> **WHAT YOU ARE ASKED TO DO**
Select each line where the word "page" appears.

> **MATERIAL PROVIDED**
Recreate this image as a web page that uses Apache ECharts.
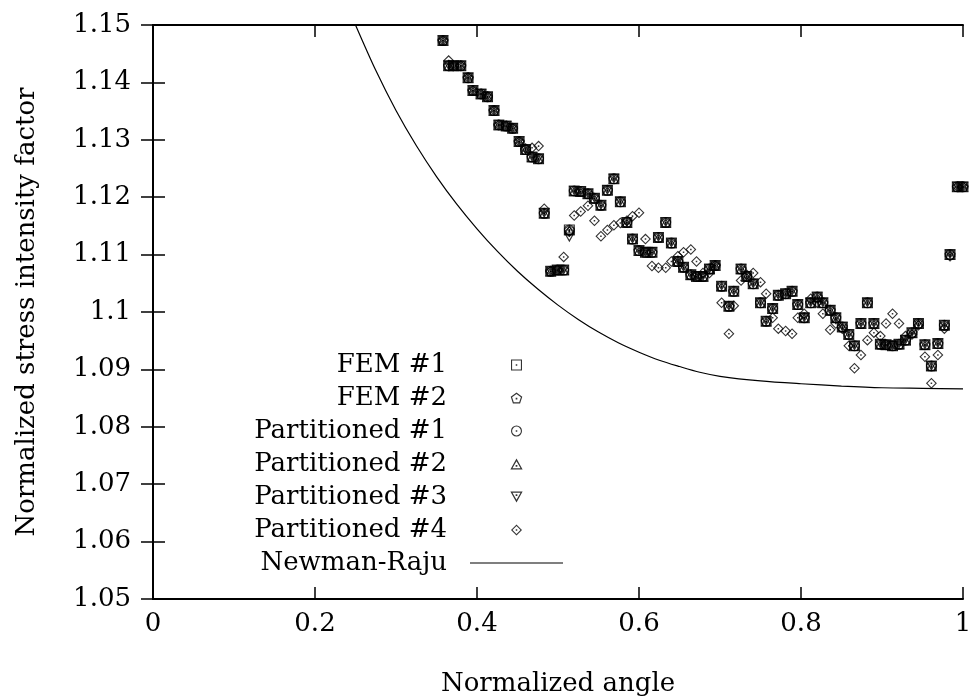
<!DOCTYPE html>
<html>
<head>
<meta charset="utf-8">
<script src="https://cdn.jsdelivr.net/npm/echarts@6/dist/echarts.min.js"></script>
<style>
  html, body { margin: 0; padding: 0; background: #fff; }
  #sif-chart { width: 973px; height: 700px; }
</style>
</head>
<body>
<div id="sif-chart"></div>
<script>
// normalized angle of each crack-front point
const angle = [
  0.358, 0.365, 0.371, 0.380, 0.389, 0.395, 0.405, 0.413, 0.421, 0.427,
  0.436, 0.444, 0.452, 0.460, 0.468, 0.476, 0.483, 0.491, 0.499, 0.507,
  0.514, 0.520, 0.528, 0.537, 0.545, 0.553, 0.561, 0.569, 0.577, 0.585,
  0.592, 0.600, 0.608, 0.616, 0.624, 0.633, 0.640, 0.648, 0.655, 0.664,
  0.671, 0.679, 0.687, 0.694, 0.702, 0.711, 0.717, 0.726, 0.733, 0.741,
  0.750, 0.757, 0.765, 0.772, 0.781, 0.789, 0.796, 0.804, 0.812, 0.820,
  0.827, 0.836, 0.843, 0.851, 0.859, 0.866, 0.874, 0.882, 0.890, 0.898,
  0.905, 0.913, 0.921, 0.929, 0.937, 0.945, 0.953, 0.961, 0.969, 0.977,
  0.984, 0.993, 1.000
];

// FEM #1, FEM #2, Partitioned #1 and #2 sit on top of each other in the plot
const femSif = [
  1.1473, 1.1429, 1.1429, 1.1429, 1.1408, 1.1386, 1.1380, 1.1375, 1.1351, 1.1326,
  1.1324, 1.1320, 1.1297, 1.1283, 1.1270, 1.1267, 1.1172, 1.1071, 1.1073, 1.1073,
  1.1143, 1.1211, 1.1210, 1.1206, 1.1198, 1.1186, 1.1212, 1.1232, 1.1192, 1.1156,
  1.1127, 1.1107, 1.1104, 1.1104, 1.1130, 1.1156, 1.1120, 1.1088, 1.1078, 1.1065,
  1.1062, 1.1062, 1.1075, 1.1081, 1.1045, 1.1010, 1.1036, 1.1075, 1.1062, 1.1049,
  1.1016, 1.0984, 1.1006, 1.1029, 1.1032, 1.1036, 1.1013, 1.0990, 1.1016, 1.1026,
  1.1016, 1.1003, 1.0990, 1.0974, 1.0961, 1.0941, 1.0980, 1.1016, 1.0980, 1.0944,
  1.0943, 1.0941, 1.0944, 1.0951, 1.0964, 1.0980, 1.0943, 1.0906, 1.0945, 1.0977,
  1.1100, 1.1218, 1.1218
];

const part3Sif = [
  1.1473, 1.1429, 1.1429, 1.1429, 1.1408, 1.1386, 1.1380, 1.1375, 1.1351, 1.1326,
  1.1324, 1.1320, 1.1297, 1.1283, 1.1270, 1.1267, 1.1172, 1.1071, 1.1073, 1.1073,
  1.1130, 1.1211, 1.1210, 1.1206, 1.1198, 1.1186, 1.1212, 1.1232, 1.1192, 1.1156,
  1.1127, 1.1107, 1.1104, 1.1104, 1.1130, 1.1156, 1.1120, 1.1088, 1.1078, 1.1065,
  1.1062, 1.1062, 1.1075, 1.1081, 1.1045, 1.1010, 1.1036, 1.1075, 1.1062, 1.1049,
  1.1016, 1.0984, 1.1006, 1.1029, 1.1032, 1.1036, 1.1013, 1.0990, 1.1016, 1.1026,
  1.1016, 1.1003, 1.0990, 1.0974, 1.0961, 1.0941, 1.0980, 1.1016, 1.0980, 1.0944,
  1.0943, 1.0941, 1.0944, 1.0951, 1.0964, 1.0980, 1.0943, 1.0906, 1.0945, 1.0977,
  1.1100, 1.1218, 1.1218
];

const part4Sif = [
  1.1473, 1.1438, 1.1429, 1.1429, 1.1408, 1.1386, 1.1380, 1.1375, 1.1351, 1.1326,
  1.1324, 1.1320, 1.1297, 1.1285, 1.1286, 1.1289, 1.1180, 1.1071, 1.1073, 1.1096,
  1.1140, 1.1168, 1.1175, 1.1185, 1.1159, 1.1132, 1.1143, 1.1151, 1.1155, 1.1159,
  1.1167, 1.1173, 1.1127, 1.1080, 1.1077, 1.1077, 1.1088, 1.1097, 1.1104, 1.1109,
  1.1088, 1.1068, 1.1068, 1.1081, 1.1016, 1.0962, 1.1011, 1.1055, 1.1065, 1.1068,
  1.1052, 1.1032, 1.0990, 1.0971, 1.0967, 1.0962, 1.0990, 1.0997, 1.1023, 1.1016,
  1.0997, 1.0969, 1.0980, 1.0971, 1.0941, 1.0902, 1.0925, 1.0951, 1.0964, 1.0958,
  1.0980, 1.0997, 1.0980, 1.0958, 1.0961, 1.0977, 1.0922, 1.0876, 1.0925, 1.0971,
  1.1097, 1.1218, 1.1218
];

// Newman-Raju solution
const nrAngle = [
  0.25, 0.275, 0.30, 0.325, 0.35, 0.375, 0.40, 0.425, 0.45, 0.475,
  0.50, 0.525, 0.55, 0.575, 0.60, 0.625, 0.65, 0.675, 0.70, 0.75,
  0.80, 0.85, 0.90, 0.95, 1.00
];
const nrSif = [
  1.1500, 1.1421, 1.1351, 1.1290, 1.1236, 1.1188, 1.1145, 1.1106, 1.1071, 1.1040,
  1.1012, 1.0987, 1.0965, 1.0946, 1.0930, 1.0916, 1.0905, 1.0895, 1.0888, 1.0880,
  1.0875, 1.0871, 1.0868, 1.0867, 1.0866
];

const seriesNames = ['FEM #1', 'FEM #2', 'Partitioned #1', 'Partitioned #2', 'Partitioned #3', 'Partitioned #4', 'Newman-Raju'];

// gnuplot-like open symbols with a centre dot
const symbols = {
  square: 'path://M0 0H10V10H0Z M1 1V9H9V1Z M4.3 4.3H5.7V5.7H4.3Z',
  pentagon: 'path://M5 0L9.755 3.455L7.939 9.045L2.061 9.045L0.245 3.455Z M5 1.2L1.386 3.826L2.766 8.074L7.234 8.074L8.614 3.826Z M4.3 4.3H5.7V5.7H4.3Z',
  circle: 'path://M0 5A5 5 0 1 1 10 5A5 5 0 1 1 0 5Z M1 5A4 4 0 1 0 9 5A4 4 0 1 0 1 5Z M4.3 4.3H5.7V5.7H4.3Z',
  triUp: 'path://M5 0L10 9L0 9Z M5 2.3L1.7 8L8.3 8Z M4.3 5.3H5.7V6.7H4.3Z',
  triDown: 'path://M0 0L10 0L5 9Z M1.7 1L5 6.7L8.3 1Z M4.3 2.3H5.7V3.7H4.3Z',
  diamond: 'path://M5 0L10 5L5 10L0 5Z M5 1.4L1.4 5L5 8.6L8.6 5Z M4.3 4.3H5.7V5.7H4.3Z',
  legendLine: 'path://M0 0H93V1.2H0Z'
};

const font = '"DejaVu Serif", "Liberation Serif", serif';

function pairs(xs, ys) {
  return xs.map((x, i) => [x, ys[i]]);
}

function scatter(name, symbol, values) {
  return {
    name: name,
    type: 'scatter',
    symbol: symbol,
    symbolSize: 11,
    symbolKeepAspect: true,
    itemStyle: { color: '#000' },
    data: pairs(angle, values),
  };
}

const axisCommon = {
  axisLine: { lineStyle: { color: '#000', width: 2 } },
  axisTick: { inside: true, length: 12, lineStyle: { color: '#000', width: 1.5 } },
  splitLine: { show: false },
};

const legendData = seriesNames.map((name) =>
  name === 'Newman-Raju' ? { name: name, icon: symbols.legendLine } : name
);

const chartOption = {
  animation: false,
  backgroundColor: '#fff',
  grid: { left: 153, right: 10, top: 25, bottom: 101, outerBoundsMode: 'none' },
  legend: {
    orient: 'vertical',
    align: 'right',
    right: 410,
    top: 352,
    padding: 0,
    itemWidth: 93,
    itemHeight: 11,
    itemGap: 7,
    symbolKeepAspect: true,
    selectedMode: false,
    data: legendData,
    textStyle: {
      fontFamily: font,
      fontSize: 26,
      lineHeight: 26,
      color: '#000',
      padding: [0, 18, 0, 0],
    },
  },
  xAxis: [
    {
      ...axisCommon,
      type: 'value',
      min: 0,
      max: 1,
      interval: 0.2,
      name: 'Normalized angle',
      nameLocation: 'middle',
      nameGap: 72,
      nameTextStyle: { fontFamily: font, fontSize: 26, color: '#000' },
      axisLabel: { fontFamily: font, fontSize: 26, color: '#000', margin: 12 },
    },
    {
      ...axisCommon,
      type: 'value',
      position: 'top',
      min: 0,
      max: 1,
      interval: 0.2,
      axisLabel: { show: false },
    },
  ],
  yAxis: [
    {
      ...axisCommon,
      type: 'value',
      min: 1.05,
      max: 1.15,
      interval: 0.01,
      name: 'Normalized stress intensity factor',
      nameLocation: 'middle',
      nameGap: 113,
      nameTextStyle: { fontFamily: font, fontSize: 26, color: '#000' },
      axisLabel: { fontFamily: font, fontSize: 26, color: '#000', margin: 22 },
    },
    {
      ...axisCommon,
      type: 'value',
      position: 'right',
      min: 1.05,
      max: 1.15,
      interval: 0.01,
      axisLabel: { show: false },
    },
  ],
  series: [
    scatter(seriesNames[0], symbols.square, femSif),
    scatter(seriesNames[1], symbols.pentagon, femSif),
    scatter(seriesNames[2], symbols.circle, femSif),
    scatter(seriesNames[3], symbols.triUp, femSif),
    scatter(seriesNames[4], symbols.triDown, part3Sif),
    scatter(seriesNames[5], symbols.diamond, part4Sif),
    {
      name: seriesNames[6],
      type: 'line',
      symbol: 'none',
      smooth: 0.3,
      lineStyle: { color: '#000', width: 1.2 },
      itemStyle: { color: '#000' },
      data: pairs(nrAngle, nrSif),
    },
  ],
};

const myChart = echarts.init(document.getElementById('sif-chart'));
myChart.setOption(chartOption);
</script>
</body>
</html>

* * *

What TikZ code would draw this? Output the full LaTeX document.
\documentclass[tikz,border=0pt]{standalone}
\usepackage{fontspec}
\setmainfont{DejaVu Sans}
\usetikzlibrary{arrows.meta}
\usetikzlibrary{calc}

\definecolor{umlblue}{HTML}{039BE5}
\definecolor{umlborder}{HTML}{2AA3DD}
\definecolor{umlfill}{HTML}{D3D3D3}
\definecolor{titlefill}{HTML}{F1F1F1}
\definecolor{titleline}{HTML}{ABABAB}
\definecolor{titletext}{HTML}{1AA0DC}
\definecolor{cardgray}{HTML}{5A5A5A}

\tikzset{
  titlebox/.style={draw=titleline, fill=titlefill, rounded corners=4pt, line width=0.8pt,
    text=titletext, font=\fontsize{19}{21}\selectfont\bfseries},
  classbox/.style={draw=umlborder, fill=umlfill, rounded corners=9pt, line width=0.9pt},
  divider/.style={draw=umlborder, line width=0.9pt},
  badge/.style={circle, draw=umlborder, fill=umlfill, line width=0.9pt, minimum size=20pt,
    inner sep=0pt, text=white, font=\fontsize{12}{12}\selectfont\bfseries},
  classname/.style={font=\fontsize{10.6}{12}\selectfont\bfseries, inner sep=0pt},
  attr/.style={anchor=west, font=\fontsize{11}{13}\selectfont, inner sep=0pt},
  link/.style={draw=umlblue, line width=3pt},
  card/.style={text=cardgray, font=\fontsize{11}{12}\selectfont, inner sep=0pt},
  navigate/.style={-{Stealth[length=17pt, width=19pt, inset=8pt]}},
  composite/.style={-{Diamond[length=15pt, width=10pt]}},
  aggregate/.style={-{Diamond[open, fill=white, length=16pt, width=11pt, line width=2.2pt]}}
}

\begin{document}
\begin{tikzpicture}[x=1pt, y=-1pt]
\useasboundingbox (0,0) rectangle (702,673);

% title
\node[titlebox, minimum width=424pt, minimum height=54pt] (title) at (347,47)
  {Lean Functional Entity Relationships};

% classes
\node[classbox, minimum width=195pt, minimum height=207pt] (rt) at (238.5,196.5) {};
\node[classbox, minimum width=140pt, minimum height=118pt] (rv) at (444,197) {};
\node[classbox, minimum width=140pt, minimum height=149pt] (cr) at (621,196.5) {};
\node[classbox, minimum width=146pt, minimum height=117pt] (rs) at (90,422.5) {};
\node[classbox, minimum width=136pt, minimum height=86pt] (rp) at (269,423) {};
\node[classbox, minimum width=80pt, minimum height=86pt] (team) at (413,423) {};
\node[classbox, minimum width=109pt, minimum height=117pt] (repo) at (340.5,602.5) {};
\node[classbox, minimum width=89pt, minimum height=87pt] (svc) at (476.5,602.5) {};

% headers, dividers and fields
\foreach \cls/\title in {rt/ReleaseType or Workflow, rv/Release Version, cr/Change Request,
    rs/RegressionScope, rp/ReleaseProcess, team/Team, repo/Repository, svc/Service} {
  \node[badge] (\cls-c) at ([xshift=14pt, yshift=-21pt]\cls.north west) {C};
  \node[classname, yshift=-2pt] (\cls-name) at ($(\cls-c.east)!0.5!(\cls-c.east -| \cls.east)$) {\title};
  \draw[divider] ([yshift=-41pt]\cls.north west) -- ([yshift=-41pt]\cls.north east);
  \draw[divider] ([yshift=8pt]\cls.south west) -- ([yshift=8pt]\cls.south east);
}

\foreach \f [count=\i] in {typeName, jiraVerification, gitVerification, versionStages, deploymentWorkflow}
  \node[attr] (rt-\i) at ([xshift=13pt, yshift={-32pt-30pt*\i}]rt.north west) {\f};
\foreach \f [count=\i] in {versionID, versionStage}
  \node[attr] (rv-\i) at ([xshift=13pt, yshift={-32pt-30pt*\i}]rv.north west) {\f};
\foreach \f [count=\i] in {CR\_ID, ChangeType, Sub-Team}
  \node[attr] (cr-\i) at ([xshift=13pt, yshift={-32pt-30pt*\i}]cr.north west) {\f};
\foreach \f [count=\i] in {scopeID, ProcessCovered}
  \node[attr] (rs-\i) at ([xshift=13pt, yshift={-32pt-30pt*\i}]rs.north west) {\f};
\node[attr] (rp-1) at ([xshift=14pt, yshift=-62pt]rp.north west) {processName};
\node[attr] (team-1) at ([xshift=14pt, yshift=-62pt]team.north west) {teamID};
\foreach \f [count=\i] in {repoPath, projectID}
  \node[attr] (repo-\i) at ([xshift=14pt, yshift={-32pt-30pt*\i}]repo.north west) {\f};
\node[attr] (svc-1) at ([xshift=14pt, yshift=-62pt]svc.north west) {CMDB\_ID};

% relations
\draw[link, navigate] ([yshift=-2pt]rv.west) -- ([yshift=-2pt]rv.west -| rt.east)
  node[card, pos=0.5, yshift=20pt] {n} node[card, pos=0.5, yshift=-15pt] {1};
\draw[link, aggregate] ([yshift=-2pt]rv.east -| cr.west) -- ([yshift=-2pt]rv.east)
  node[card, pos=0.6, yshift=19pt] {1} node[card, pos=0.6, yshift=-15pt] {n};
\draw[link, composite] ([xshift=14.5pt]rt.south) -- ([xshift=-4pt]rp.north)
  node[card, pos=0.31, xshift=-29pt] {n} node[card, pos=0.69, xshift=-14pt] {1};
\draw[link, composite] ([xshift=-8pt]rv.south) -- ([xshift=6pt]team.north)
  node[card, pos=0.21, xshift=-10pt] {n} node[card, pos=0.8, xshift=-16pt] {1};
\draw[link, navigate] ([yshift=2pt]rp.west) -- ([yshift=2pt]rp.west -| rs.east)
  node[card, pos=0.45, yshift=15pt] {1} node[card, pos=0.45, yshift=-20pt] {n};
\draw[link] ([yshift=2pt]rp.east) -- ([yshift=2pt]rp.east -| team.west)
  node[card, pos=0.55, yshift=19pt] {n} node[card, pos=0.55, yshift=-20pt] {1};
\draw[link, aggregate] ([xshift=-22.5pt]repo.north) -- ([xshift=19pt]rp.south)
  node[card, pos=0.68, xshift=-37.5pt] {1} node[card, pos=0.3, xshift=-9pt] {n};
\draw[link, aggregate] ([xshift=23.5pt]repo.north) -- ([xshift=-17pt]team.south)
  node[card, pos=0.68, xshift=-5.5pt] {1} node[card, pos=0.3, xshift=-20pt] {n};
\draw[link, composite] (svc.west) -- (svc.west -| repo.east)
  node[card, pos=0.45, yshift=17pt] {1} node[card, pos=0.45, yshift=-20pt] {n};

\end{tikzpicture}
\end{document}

...

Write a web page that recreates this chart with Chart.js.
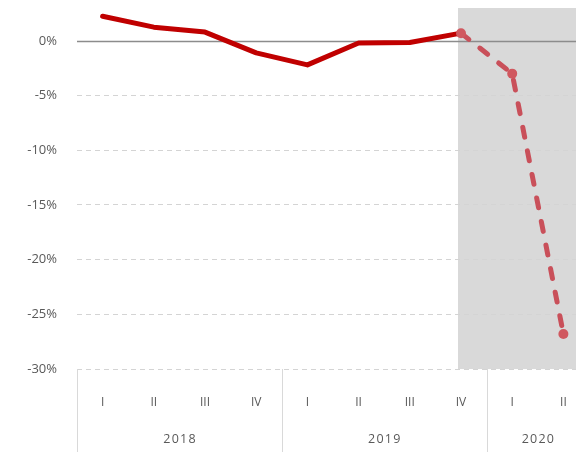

> **FINAL ANSWER**
Recreate this image as a web page that uses Apache ECharts.
Write a web page that recreates this chart with Chart.js.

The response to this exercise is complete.